Quote from the first line below through the line that contains "import plotly.graph_objects as go", both included, and leave the pictures out.
+++
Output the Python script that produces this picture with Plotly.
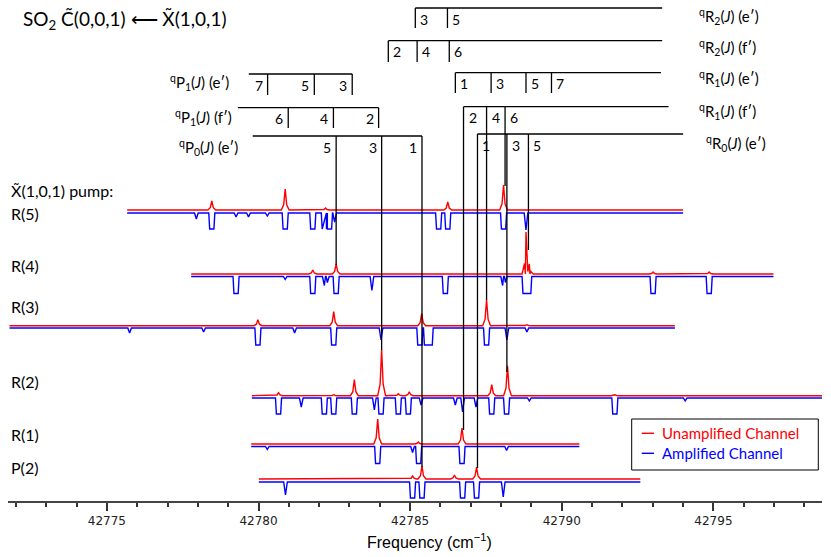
import plotly.graph_objects as go

# ---------------- spectra (centres in cm-1, sizes in px of the original) ----------------
# each pump spectrum: frequency span, red (unamplified) peaks, blue (amplified) dips
# dip kinds: V = narrow dip, F = saturated flat dip, W = wide flat dip

R5_SPAN = [42775.67, 42794.00]
R5_RED_X = [42778.46, 42780.88, 42782.21, 42786.24, 42788.08]
R5_RED_H = [9, 21, 2, 8, 25]
R5_BLUE_X = [42777.95, 42778.46, 42779.26, 42779.67, 42780.29, 42780.88, 42781.79,
             42782.17, 42782.34, 42782.51, 42785.94, 42786.24, 42788.08, 42788.82]
R5_BLUE_D = [6, 16, 4, 4, 3, 16, 16, 16, 16, 9, 16, 16, 16, 17]
R5_BLUE_KIND = "VFVVVFFFFVFFFV"

R4_SPAN = [42777.78, 42796.98]
R4_RED_X = [42781.79, 42782.56, 42788.82, 42788.93, 42793.01, 42794.86]
R4_RED_H = [4, 10, 42, 10, 2, 2]
R4_BLUE_X = [42779.26, 42780.88, 42781.79, 42782.17, 42782.27, 42782.56, 42783.74,
             42786.16, 42788.05, 42788.14, 42788.85, 42793.01, 42794.86]
R4_BLUE_D = [17, 3, 17, 9, 6, 17, 14, 17, 9, 6, 17, 17, 17]
R4_BLUE_KIND = "FVFVVFVFVVWFF"

R3_SPAN = [42771.79, 42793.73]
R3_RED_X = [42779.98, 42782.48, 42785.38, 42787.52, 42788.85]
R3_RED_H = [6, 14, 12, 26, 1]
R3_BLUE_X = [42775.75, 42778.19, 42779.98, 42781.19, 42782.48, 42784.04, 42785.32,
             42785.60, 42787.52, 42788.19, 42788.85]
R3_BLUE_D = [5, 4, 17, 5, 17, 12, 17, 17, 17, 12, 4]
R3_BLUE_KIND = "VVFVFVFWFVV"

R2_SPAN = [42779.78, 42798.58]
R2_RED_X = [42780.66, 42782.48, 42783.16, 42784.06, 42784.61, 42784.97, 42787.69,
            42788.21, 42791.75]
R2_RED_H = [3, 1, 16, 46, 2, 4, 11, 30, 1]
R2_BLUE_X = [42780.66, 42781.41, 42782.17, 42782.48, 42783.16, 42783.82, 42784.04,
             42784.61, 42784.94, 42785.36, 42786.49, 42786.73, 42787.17, 42787.69,
             42788.18, 42788.93, 42791.75, 42794.07]
R2_BLUE_D = [16, 9, 16, 16, 16, 12, 16, 16, 16, 7, 7, 14, 9, 16, 16, 3, 16, 3]
R2_BLUE_KIND = "FVFFFVFFFVVVVFFVFV"

R1_SPAN = [42779.76, 42790.58]
R1_RED_X = [42783.93, 42785.27, 42786.71]
R1_RED_H = [25, 2, 16]
R1_BLUE_X = [42780.29, 42783.93, 42785.08, 42785.28, 42786.71, 42788.18]
R1_BLUE_D = [3, 17, 6, 17, 17, 4]
R1_BLUE_KIND = "VFVFFV"

P2_SPAN = [42780.01, 42792.59]
P2_RED_X = [42785.08, 42785.39, 42786.46, 42787.19]
P2_RED_H = [3, 13, 4, 12]
P2_BLUE_X = [42780.89, 42785.08, 42785.39, 42786.73, 42787.19, 42788.07]
P2_BLUE_D = [13, 16, 16, 16, 16, 15]
P2_BLUE_KIND = "VFFFFV"

PUMP_LABELS = ["R(5)", "R(4)", "R(3)", "R(2)", "R(1)", "P(2)"]

# ---------------- assignment sticks ----------------
QR2E_X = [42785.17, 42786.23]
QR2E_J = [3, 5]
QR2F_X = [42784.28, 42785.23, 42786.29]
QR2F_J = [2, 4, 6]
QR1E_X = [42786.49, 42787.67, 42788.82, 42789.66]
QR1E_J = [1, 3, 5, 7]
QR1F_X = [42786.76, 42787.52, 42788.13]
QR1F_J = [2, 4, 6]
QR0E_X = [42787.22, 42788.19, 42788.90]
QR0E_J = [1, 3, 5]
QP1E_X = [42780.30, 42781.84, 42783.09]
QP1E_J = [7, 5, 3]
QP1F_X = [42780.98, 42782.47, 42783.96]
QP1F_J = [6, 4, 2]
QP0E_X = [42782.56, 42784.06, 42785.39]
QP0E_J = [5, 3, 1]

# ---------------- layout helpers ----------------
X0, X1 = 42771.74, 42798.58
L, R, B = 8, 9, 56
W = 831 - L - R
ROWS = 557 - B  # y axis runs in pixel rows, top = 0


def fx(px):
    return X0 + (px - L) / W * (X1 - X0)


def profile(span, xs, hs, kinds):
    pts = [(span[0], 0.0), (span[1], 0.0)]
    for c, h, k in zip(xs, hs, kinds):
        if k == "P":
            pts += [(c - 0.13, 0), (c - 0.05, 0.25 * h), (c, h), (c + 0.05, 0.25 * h), (c + 0.13, 0)]
        elif k == "V":
            pts += [(c - 0.06, 0), (c, h), (c + 0.06, 0)]
        elif k == "F":
            pts += [(c - 0.1, 0), (c - 0.07, h), (c + 0.07, h), (c + 0.1, 0)]
        else:
            pts += [(c - 0.16, 0), (c - 0.13, h), (c + 0.13, h), (c + 0.16, 0)]
    pts.sort()
    return [p[0] for p in pts], [p[1] for p in pts]


spectra = [
    (R5_SPAN, R5_RED_X, R5_RED_H, R5_BLUE_X, R5_BLUE_D, R5_BLUE_KIND, 210, 213),
    (R4_SPAN, R4_RED_X, R4_RED_H, R4_BLUE_X, R4_BLUE_D, R4_BLUE_KIND, 274, 276.5),
    (R3_SPAN, R3_RED_X, R3_RED_H, R3_BLUE_X, R3_BLUE_D, R3_BLUE_KIND, 325.7, 328),
    (R2_SPAN, R2_RED_X, R2_RED_H, R2_BLUE_X, R2_BLUE_D, R2_BLUE_KIND, 395.7, 398),
    (R1_SPAN, R1_RED_X, R1_RED_H, R1_BLUE_X, R1_BLUE_D, R1_BLUE_KIND, 444, 446.5),
    (P2_SPAN, P2_RED_X, P2_RED_H, P2_BLUE_X, P2_BLUE_D, P2_BLUE_KIND, 479, 482),
]
label_rows = [213, 265, 306, 381, 434, 467]

fig = go.Figure()
for (span, rx, rh, bx, bd, bk, red_row, blue_row), name in zip(spectra, PUMP_LABELS):
    x, y = profile(span, bx, bd, bk)
    fig.add_trace(go.Scatter(x=x, y=[blue_row + v for v in y], mode="lines",
                             line=dict(color="#0000ff", width=1.4),
                             name="Amplified Channel " + name, hoverinfo="skip"))
    x, y = profile(span, rx, rh, "P" * len(rx))
    fig.add_trace(go.Scatter(x=x, y=[red_row - v for v in y], mode="lines",
                             line=dict(color="#ff0000", width=1.4),
                             name="Unamplified Channel " + name, hoverinfo="skip"))

FONT = "Lato"
shapes = []
annots = []


def seg(xa, ya, xb, yb, color="black", width=1.3):
    shapes.append(dict(type="line", xref="x", yref="y", x0=xa, y0=ya, x1=xb, y1=yb,
                       line=dict(color=color, width=width)))


def text(px, row, s, size=14, color="black", anchor="left", xshift=0):
    annots.append(dict(x=fx(px), y=row, xref="x", yref="y", text=s, showarrow=False,
                       xanchor=anchor, yanchor="middle", xshift=xshift,
                       font=dict(family=FONT, size=size, color=color)))


# branch: xs, J, line row, line span (cm-1), tick ends (rows), side, label, label px, label row
branches = [
    (QR2E_X, QR2E_J, 8, (42785.17, 42793.31), [28, 28], "R",
     "<sup>q</sup>R<sub>2</sub>(<i>J</i>) (e′)", 697, 16),
    (QR2F_X, QR2F_J, 40.7, (42784.28, 42793.31), [62, 62, 62], "R",
     "<sup>q</sup>R<sub>2</sub>(<i>J</i>) (f′)", 697, 47),
    (QR1E_X, QR1E_J, 72.7, (42786.49, 42793.27), [93, 93, 93, 93], "R",
     "<sup>q</sup>R<sub>1</sub>(<i>J</i>) (e′)", 697, 78),
    (QR1F_X, QR1F_J, 106.7, (42786.76, 42793.52), [430, 300, 186], "R",
     "<sup>q</sup>R<sub>1</sub>(<i>J</i>) (f′)", 697, 111),
    (QR0E_X, QR0E_J, 134, (42787.22, 42794.00), [468, 372, 250], "R",
     "<sup>q</sup>R<sub>0</sub>(<i>J</i>) (e′)", 704, 143),
    (QP1E_X, QP1E_J, 74, (42779.68, 42783.09), [95, 95, 95], "P",
     "<sup>q</sup>P<sub>1</sub>(<i>J</i>) (e′)", 231, 82),
    (QP1F_X, QP1F_J, 107.7, (42779.32, 42783.96), [128, 128, 128], "P",
     "<sup>q</sup>P<sub>1</sub>(<i>J</i>) (f′)", 234, 117),
    (QP0E_X, QP0E_J, 136, (42779.81, 42785.39), [265, 350, 467], "P",
     "<sup>q</sup>P<sub>0</sub>(<i>J</i>) (e′)", 240, 147),
]

for xs, js, row, span, ends, side, label, lpx, lrow in branches:
    seg(span[0], row, span[1], row)
    for xv, j, end in zip(xs, js, ends):
        seg(xv, row, xv, end)
        if side == "R":
            annots.append(dict(x=xv, y=row + 11, xref="x", yref="y", text=str(j),
                               showarrow=False, xanchor="left", xshift=3,
                               font=dict(family=FONT, size=14, color="black")))
        else:
            annots.append(dict(x=xv, y=row + 11, xref="x", yref="y", text=str(j),
                               showarrow=False, xanchor="right", xshift=-3,
                               font=dict(family=FONT, size=14, color="black")))
    text(lpx, lrow, label, size=15, anchor="right" if side == "P" else "left")

# titles and pump labels
text(21, 20, "SO<sub>2</sub> C\u0303(0,0,1) \u27f5 X\u0303(1,0,1)", size=19)
text(9, 190, "X\u0303(1,0,1) pump:", size=16)
for name, row in zip(PUMP_LABELS, label_rows):
    text(9, row, name, size=16)

# legend box drawn by hand
shapes.append(dict(type="rect", xref="x", yref="y", x0=fx(631.7), x1=fx(818.3), y0=419, y1=470,
                   line=dict(color="black", width=1), fillcolor="white", layer="above"))
seg(fx(641.7), 433.3, fx(654), 433.3, color="#ff0000", width=1.4)
seg(fx(641.7), 453.3, fx(654), 453.3, color="#0000ff", width=1.4)
text(660, 433.3, "Unamplified Channel", size=15, color="#ff0000")
text(660, 453.3, "Amplified Channel", size=15, color="#0000ff")

# axis title (paper coords so it is not hidden below the y range)
annots.append(dict(x=(429 - L) / W, y=(ROWS - 541) / ROWS, xref="paper", yref="paper",
                   text="Frequency (cm<sup>\u22121</sup>)",
                   showarrow=False, xanchor="center", yanchor="middle",
                   font=dict(family="Liberation Sans", size=16, color="black")))

fig.update_layout(
    width=831, height=557,
    margin=dict(l=L, r=R, t=0, b=B),
    plot_bgcolor="white", paper_bgcolor="white",
    showlegend=False,
    shapes=shapes, annotations=annots,
    xaxis=dict(range=[X0, X1], tick0=42775, dtick=5, tickformat="d",
               ticks="outside", ticklen=8, tickwidth=1.5, tickcolor="#333",
               minor=dict(dtick=1, ticks="outside", ticklen=4, tickwidth=1.5, tickcolor="#333"),
               showline=True, linewidth=2, linecolor="#444",
               showgrid=False, zeroline=False,
               tickfont=dict(family="DejaVu Sans", size=12, color="#222")),
    yaxis=dict(range=[ROWS, 0], visible=False, showgrid=False, zeroline=False),
)

# the page has a default 8px body margin; remove it so the figure sits at the window corner
fig.write_html("out.html", config={"displayModeBar": False},
               post_script="document.body.style.margin='0';")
+++
### Full solution
Output the Python script that produces this picture with Plotly.
import plotly.graph_objects as go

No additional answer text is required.